In 2010, Louisiana Representative Frank Hoffman authored the bill to include student test scores as part of teacher evaluations.

Hoffman said that he “would never do anything that would hurt good teachers”– an irony, since via his bill, Hoffman had decided that the definition of a “good teacher” is one whose value can be assessed via value-added modeling (VAM), a procedure with results shown to be highly erratic in piloting done after the bill was signed into law in May 2010.

Hoffman’s words in May 2010, as recorded in the Times-Picayune:

Hoffman replied that if the plan doesn’t work after two years, “I’ll be the first and the loudest arguing to do away with it.”

Well. It’s 2014; the pilot test results have been largely ignored, VAM was shelved in 2013-14 because (lo and behold), it did not magically and surgically separate the “bad” teachers from the “good,” and on September 25, 2014, Hoffman is quoted in the Baton Rouge Advocate as follows:

State Rep. Frank Hoffmann, a West Monroe Republican and sponsor of the 2010 law that overhauled the annual reviews, noted that he vowed four years ago to try to change the process again if problems surfaced.

“I’m not wanting to do away with it,” Hoffmann said. “I want to get it right.”

Uh huh.

The truth is that trying to tie any student test scores to teacher performance– whether via VAM or “student learning targets”– amounts to nothing more than a crap shoot.

Roll the dice, teachers. Your career is on the line, and all that you *control* is the toss of the dice. The outcome– how the dice *should* land– is set by those who haven’t a clue what they are doing.

Teachers cannot directly control student test scores except via unethical and dehumanizing tactics, yet we are being told that we must control the scores or be declared *ineffective.*

The September 25, 2014, Advocate article focuses on “the Accountability Commission, an influential, 17-member panel that includes teacher and other educators, school group leaders and parents.”

So, if we get a group of professionals together, we will (a John White favorite word) *tweak* this teacher-performance-as-gauged-by-student-test-scores issue in order to clearly separate the *ineffective* teachers from all who are *effective*; purge them from the classroom, and keep only the *effective* teachers, who will know they are valued and not flee the profession.

It cannot work.

Any incorporation of student test scores into teacher evaluations only introduces imprecision into the evaluation process.
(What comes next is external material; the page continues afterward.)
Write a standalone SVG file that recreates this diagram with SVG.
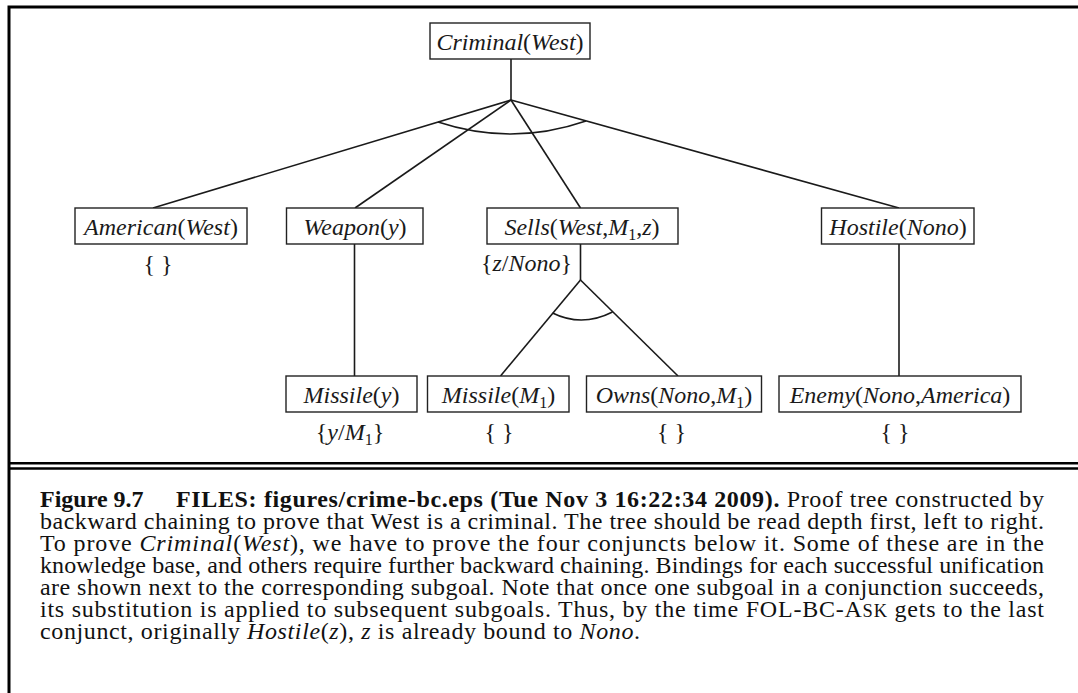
<svg xmlns="http://www.w3.org/2000/svg" width="1078" height="693" viewBox="0 0 1078 693">
<style>
.box{fill:#fff;stroke:#222;stroke-width:1.4}
.lbl{font-family:"Liberation Serif","Times New Roman",serif;font-size:24px;fill:#1a1a1a;text-anchor:middle}
.sl{font-family:"Liberation Serif","Times New Roman",serif;font-size:24px;fill:#1a1a1a}
.i{font-style:italic}
.sub{font-size:16px;font-style:normal}
.edge{fill:none;stroke:#1a1a1a;stroke-width:1.6}
.cap{font-family:"Liberation Serif","Times New Roman",serif;font-size:24px;fill:#111}
.b{font-weight:bold}
.sc{font-size:18.5px}
</style>
<rect x="0" y="0" width="1078" height="693" fill="#fff"/>
<rect x="9" y="7" width="1085" height="700" fill="none" stroke="#000" stroke-width="3"/>
<line x1="9" y1="463.3" x2="1078" y2="463.3" stroke="#000" stroke-width="2.6"/>
<line x1="9" y1="468.5" x2="1078" y2="468.5" stroke="#000" stroke-width="2.6"/>

<g id="connectors">
<line class="edge" x1="511" y1="59" x2="511" y2="100"/>
<line class="edge" x1="511" y1="100" x2="153" y2="208"/>
<line class="edge" x1="511" y1="100" x2="355" y2="208"/>
<line class="edge" x1="511" y1="100" x2="580.5" y2="208"/>
<line class="edge" x1="511" y1="100" x2="899" y2="208"/>
<path class="edge" d="M438,122 Q512,146.5 586,121"/>
<line class="edge" x1="354.5" y1="244" x2="354.5" y2="376"/>
<line class="edge" x1="580.5" y1="244" x2="580.5" y2="280"/>
<line class="edge" x1="580.5" y1="280" x2="500.5" y2="376"/>
<line class="edge" x1="580.5" y1="280" x2="678" y2="376"/>
<path class="edge" d="M552.5,313 Q582,327.5 612.5,312"/>
<line class="edge" x1="899" y1="244" x2="899" y2="376"/>
</g>

<g id="criminal">
<rect class="box" x="430" y="23" width="160" height="36"/>
<text class="lbl" x="510" y="50"><tspan class="i">Criminal</tspan>(<tspan class="i">West</tspan>)</text>
</g>
<g id="american">
<rect class="box" x="75" y="208" width="172" height="36"/>
<text class="lbl" x="161" y="235"><tspan class="i">American</tspan>(<tspan class="i">West</tspan>)</text>
<text class="lbl" x="158" y="272">{ }</text>
</g>
<g id="weapon">
<rect class="box" x="286.5" y="208" width="136.5" height="36"/>
<text class="lbl" x="355" y="235"><tspan class="i">Weapon</tspan>(<tspan class="i">y</tspan>)</text>
</g>
<g id="sells">
<rect class="box" x="487" y="208" width="191" height="36"/>
<text class="lbl" x="582" y="235"><tspan class="i">Sells</tspan>(<tspan class="i">West</tspan>,<tspan class="i">M</tspan><tspan class="sub" dy="5">1</tspan><tspan dy="-5">,</tspan><tspan class="i">z</tspan>)</text>
<text class="sl" x="572" y="271" text-anchor="end">{<tspan class="i">z</tspan>/<tspan class="i">Nono</tspan>}</text>
</g>
<g id="hostile">
<rect class="box" x="821.5" y="208" width="152.5" height="36"/>
<text class="lbl" x="898" y="235"><tspan class="i">Hostile</tspan>(<tspan class="i">Nono</tspan>)</text>
</g>
<g id="missile-y">
<rect class="box" x="286" y="376" width="131" height="36"/>
<text class="lbl" x="351.5" y="403"><tspan class="i">Missile</tspan>(<tspan class="i">y</tspan>)</text>
<text class="lbl" x="350" y="440">{<tspan class="i">y</tspan>/<tspan class="i">M</tspan><tspan class="sub" dy="5">1</tspan><tspan dy="-5">}</tspan></text>
</g>
<g id="missile-m1">
<rect class="box" x="427.5" y="376" width="141.5" height="36"/>
<text class="lbl" x="498.5" y="403"><tspan class="i">Missile</tspan>(<tspan class="i">M</tspan><tspan class="sub" dy="5">1</tspan><tspan dy="-5">)</tspan></text>
<text class="lbl" x="499" y="440">{ }</text>
</g>
<g id="owns">
<rect class="box" x="586.5" y="376" width="175" height="36"/>
<text class="lbl" x="674" y="403"><tspan class="i">Owns</tspan>(<tspan class="i">Nono</tspan>,<tspan class="i">M</tspan><tspan class="sub" dy="5">1</tspan><tspan dy="-5">)</tspan></text>
<text class="lbl" x="671.5" y="440">{ }</text>
</g>
<g id="enemy">
<rect class="box" x="779" y="376" width="242" height="36"/>
<text class="lbl" x="900" y="403"><tspan class="i">Enemy</tspan>(<tspan class="i">Nono</tspan>,<tspan class="i">America</tspan>)</text>
<text class="lbl" x="895" y="440">{ }</text>
</g>

<g id="caption">
<text class="cap b" x="40" y="507">Figure 9.7</text>
<text class="cap" x="176" y="507" textLength="868" lengthAdjust="spacing"><tspan class="b">FILES: figures/crime-bc.eps (Tue Nov 3 16:22:34 2009).</tspan>  Proof tree constructed by</text>
<text class="cap" x="40" y="529" textLength="1004" lengthAdjust="spacing">backward chaining to prove that West is a criminal.  The tree should be read depth first, left to right.</text>
<text class="cap" x="40" y="551" textLength="1004" lengthAdjust="spacing">To prove <tspan class="i">Criminal</tspan>(<tspan class="i">West</tspan>), we have to prove the four conjuncts below it.  Some of these are in the</text>
<text class="cap" x="40" y="573" textLength="1004" lengthAdjust="spacing">knowledge base, and others require further backward chaining. Bindings for each successful unification</text>
<text class="cap" x="40" y="595" textLength="1004" lengthAdjust="spacing">are shown next to the corresponding subgoal.  Note that once one subgoal in a conjunction succeeds,</text>
<text class="cap" x="40" y="617" textLength="1004" lengthAdjust="spacing">its substitution is applied to subsequent subgoals.  Thus, by the time FOL-BC-A<tspan class="sc">SK</tspan> gets to the last</text>
<text class="cap" x="40" y="639" textLength="600" lengthAdjust="spacing">conjunct, originally <tspan class="i">Hostile</tspan>(<tspan class="i">z</tspan>), <tspan class="i">z</tspan> is already bound to <tspan class="i">Nono</tspan>.</text>
</g>
</svg>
A (dare I write) *close reading* of the VAM study presented to legislators in February 2011 is evidence enough of the folly that this committee continues to pursue in the name of *effective* teaching if it insists upon including student test scores to gauge teacher value.

Test-driven “reform” likes to state that it is also “data driven” in its decisions.

I say to this committee: prove it.

Operationalize your definitions of “teacher effectiveness”– which, by the way, must be done by human beings using their human judgment– and then pilot test over time (I’m talking years) and varied teaching situations any and all proposed evaluation measure(s) against the established definitions to assess the degree to which those teachers determined by human beings to be “”effective” and “ineffective” are actually found to be so via the measure(s) in question.

A solid measure is one that classifies and reclassifies “effective” as “effective” regardless of changes in student population or district.

If the students are bright and motivated, “effective” teacher is found “effective.”

If the students are intellectually and motivationally challenged, “effective” teacher is found “effective.”

If the district is wealthy and support staff abound, “effective” teacher is found “effective.”

If the district is financially strapped and the teacher must regularly supply materials for his/her students, “effective” teacher is found “effective.”

If parents are highly involved in the life of the child, “effective” teacher is found “effective.”

If the parents are missing in action, “effective” teacher is found “effective.”

If the results are erratic and mixed– which they are likely to be given the complex nature of teaching, learning, and (yes) child rearing– then, Committee, you must openly admit as much and not use the proposed evaluations.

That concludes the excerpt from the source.